From his opening track, "Will He Shoemaker?", Giacchino establishes the aural design as matching the colorful depiction of Mexico, with a composition blending flutes, a guitar, a group of trumpeters, and more. It's both orchestral and recalling a mariachi band. Whatever familiarity there is lies in the sense of shifting from outrageous emotional highs to sweeter, more austere moments all within the same track. It mirrors how so many Pixar films can jump from inspiring tears to laughs to gasps all within the same sequence.

Some of the compositions for Coco are all laughs, such as "The Newbie Skeleton Walk," in which young Miguel, stuck in the Land of the Dead, tries to blend in with his new friend Hector among other skeletal figures. The flip side can be found in literally the next track, "Adios Chicharron," accompanying a scene where Miguel watches one of the skeletons in the Land of the Dead fade away because no one in the Land of the Living remembers him anymore. It's a haunting number, building to a crescendo with trumpets and strings playing a final melody for the forgotten spirit; though the scene somewhat echoes moments in Inside Out in the Memory Dump, Giacchino's musical choices here and elsewhere are wholly singular. Coco specifically sounds — appropriately — nothing like his other Pixar films.

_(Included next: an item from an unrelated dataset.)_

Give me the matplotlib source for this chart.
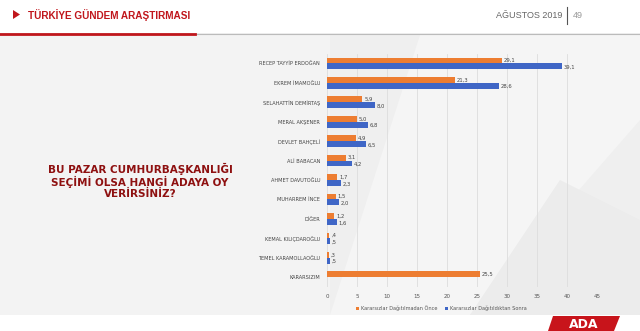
import matplotlib.pyplot as plt
import matplotlib.patches as mpatches
import numpy as np

candidates = ["RECEP TAYYİP ERDOĞAN", "EKREM İMAMOĞLU", "SELAHATTİN DEMİRTAŞ",
              "MERAL AKŞENER", "DEVLET BAHÇELİ", "ALİ BABACAN", "AHMET DAVUTOĞLU",
              "MUHARREM İNCE", "DİĞER", "KEMAL KILIÇDAROĞLU", "TEMEL KARAMOLLAOĞLU",
              "KARARSIZIM"]
before = [29.1, 21.3, 5.9, 5.0, 4.9, 3.1, 1.7, 1.5, 1.2, 0.4, 0.3, 25.5]
after = [39.1, 28.6, 8.0, 6.8, 6.5, 4.2, 2.3, 2.0, 1.6, 0.5, 0.5, None]
before_label = "Kararsızlar Dağıtılmadan Önce"
after_label = "Kararsızlar Dağıtıldıktan Sonra"
xticks = [0, 5, 10, 15, 20, 25, 30, 35, 40, 45]

ORANGE = "#ED7D31"
BLUE = "#3F66C6"
DARKRED = "#8E1010"

def fmt(v):
    s = f"{v:.1f}".replace(".", ",")
    return s[1:] if s.startswith("0") else s

fig = plt.figure(figsize=(6.4, 3.31), dpi=100)
fig.patch.set_facecolor("#efefef")

# background geometry
bg = fig.add_axes([0, 0, 1, 1])
bg.set_xlim(0, 640)
bg.set_ylim(331, 0)
bg.axis("off")
bg.add_patch(mpatches.Polygon([[0, 35], [330, 35], [330, 315], [0, 315]], color="#f3f3f3", lw=0))
bg.add_patch(mpatches.Polygon([[420, 35], [640, 35], [640, 120], [470, 315], [330, 315]], color="#f5f5f5", lw=0))
bg.add_patch(mpatches.Polygon([[470, 315], [560, 180], [640, 220], [640, 315]], color="#ececec", lw=0))
bg.add_patch(mpatches.Rectangle((0, 315), 640, 16, color="white", lw=0))
bg.add_patch(mpatches.Rectangle((0, 0), 640, 33, color="white", lw=0))
# header
bg.plot([0, 640], [33.5, 33.5], color="#bbbbbb", lw=0.8)
bg.plot([0, 195], [33.5, 33.5], color="#c0161c", lw=2)
bg.add_patch(mpatches.Polygon([[13, 10], [13, 19], [20, 14.5]], color="#c0161c", lw=0))
bg.text(28, 15, "TÜRKİYE GÜNDEM ARAŞTIRMASI", color="#c0161c", fontsize=7.2,
        fontweight="bold", family="Liberation Sans", va="center", ha="left")
bg.text(562, 15, "AĞUSTOS 2019", color="#666666", fontsize=6.5, family="Liberation Sans",
        va="center", ha="right")
bg.plot([567, 567], [7, 24], color="#555555", lw=0.8)
bg.text(573, 15, "49", color="#999999", fontsize=6.5, family="Liberation Sans", va="center")
# question
bg.text(140, 181, "BU PAZAR CUMHURBAŞKANLIĞI\nSEÇİMİ OLSA HANGİ ADAYA OY\nVERİRSİNİZ?",
        color=DARKRED, fontsize=7.5, fontweight="heavy", family="DejaVu Sans",
        ha="center", va="center", linespacing=1.15)
# logo
bg.add_patch(mpatches.Polygon([[548, 331], [553, 316], [620, 316], [614, 331]], color="#c8141b", lw=0))
bg.text(584, 324, "ADA", color="white", fontsize=9, fontweight="bold",
        family="DejaVu Sans", ha="center", va="center")

ax = fig.add_axes([0.511, 0.133, 0.422, 0.705])
ax.patch.set_alpha(0)
y = np.arange(len(candidates))
h = 0.3
av = [v if v is not None else 0 for v in after]
ax.barh(y - h / 2, before, height=h, color=ORANGE, label=before_label)
ax.barh(y + h / 2, av, height=h, color=BLUE, label=after_label)
for i in range(len(candidates)):
    ax.text(before[i] + 0.3, y[i] - h / 2, fmt(before[i]), fontsize=3.8, color="#444444",
            va="center", ha="left")
    if after[i] is not None:
        ax.text(after[i] + 0.3, y[i] + h / 2 + 0.05, fmt(after[i]), fontsize=3.8,
                color="#444444", va="center", ha="left")
ax.set_ylim(len(candidates) - 0.5, -0.5)
ax.set_xlim(0, 45)
ax.set_xticks(xticks)
ax.set_xticklabels([str(t) for t in xticks], fontsize=4, color="#555555")
ax.set_yticks(y)
ax.set_yticklabels(candidates, fontsize=3.6, color="#444444")
ax.tick_params(length=0, pad=5)
ax.grid(axis="x", color="#dddddd", lw=0.6)
ax.set_axisbelow(True)
for s in ax.spines.values():
    s.set_visible(False)

fig.legend(loc="center", bbox_to_anchor=(0.69, 0.068), ncol=2, fontsize=3.6,
           frameon=False, handlelength=0.6, handleheight=0.6, columnspacing=1.5,
           handletextpad=0.4, labelcolor="#555555")

fig.savefig("out.png", dpi=100, facecolor=fig.get_facecolor())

Perhaps that's what makes Michael Giacchino such a special composer, and so important to the last decade-plus of Pixar films. His style is instantly recognizable without being lazy or overly familiar. He's immensely talented, but in no way predictable. What you get with a new Giacchino score is something bursting at the seams with emotion and excitement, mirroring the best that Pixar has to offer. There are plenty of great Pixar films that Giacchino wasn't involved in, such as the Toy Story trilogy. But there are only so many great Pixar film scores, almost all of which have this one great composer in common.